Dinnertime is when these chefs really start to flex their creative muscles though, plating up a share-friendly menu best described as modern Australian. Here, you graze your way through shared proteins, mix'n'match starters and sides, all washed down with the kind of booze offering you won't find elsewhere on the strip. Holla pours a selection of mainly Aussie wines and a trio of craft taps — but if you want to do yourself a real favour, road-test that cocktail list. The Texas in July ($19) — an old fashioned made with coconut-washed rum — is a friend you definitely want to make.

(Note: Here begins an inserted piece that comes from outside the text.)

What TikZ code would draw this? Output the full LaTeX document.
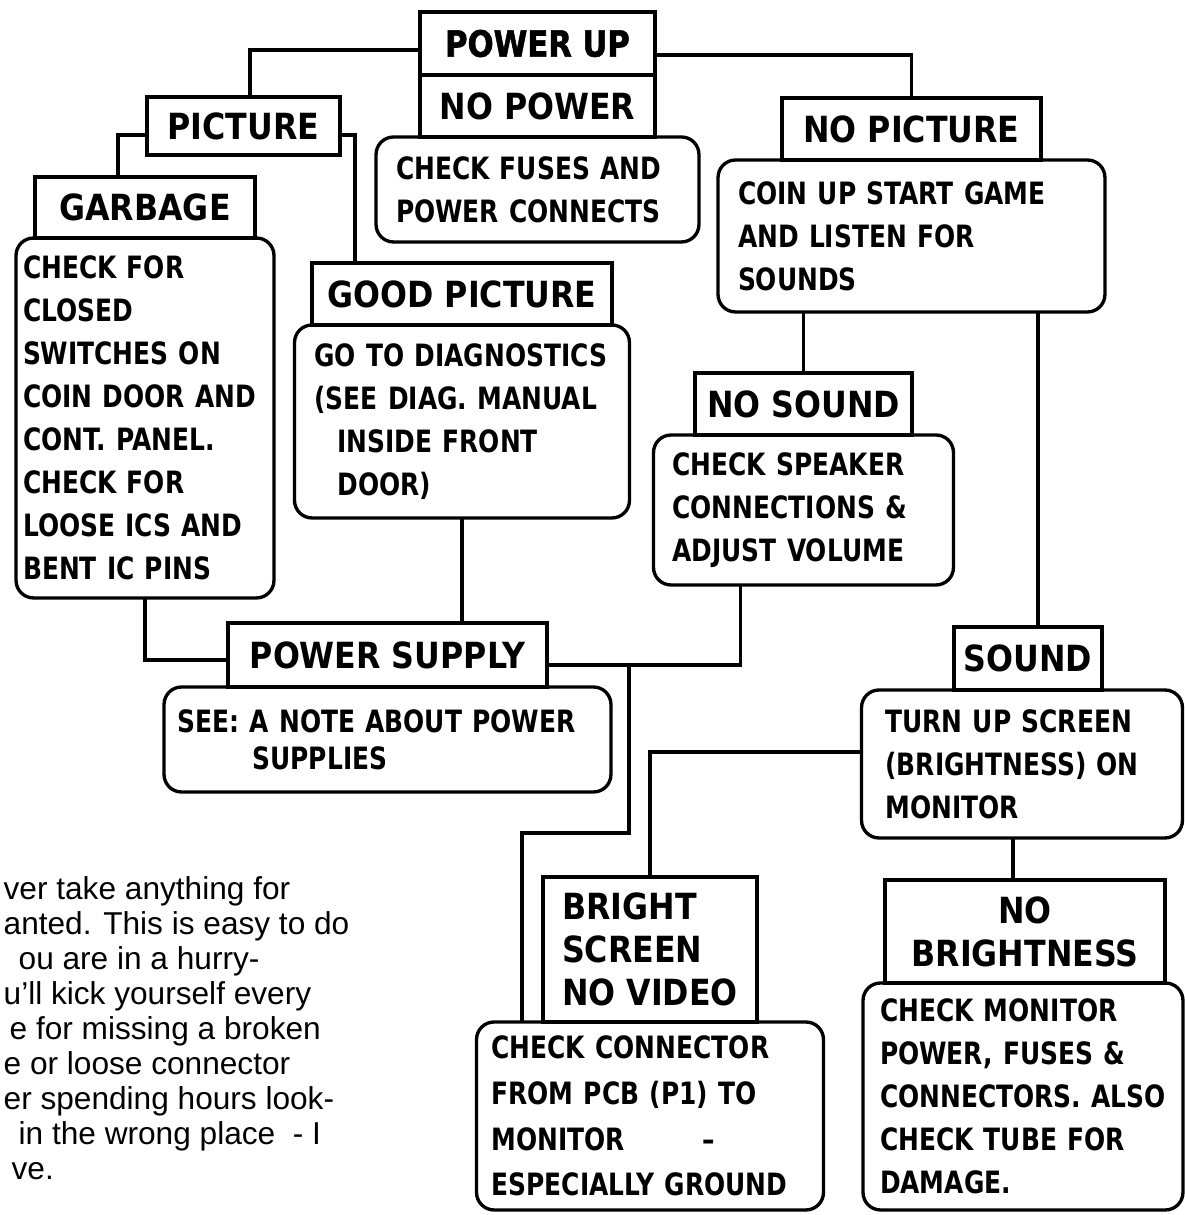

When you're hungry, kick things off with the pork belly sausage roll — an upscale version of that childhood favourite, sliced into shareable rounds and jazzed up with a bush tomato ketchup and romesco mayo ($12). A smoked duck salad is even more of a leap into adulthood, with slices of pink meat backed up by an earthy mix of baby beets, pumpkin purée and toasted hazelnuts. The whole dish livened up with a good dose of goats' cheese ($16). Larger dishes aren't huge, but offer a great excuse for going big on the ordering. A braised Cape Grim beef short rib is beautifully tender, teamed with jus and an addictive potato puree ($32), while a side of spiced cauliflower and beetroot relish contributes yet more of those earthy tones ($9).

From the long open kitchen to the artful dishes that arrive at your table, this food definitely looks the part. And while the whole thing lacks the confidence of some of those bigger name openings, it's nothing a few more weeks under the belt won't see tightened up. And if ever there was a reason to break out of your Victoria Street Viet rut, Holla is it.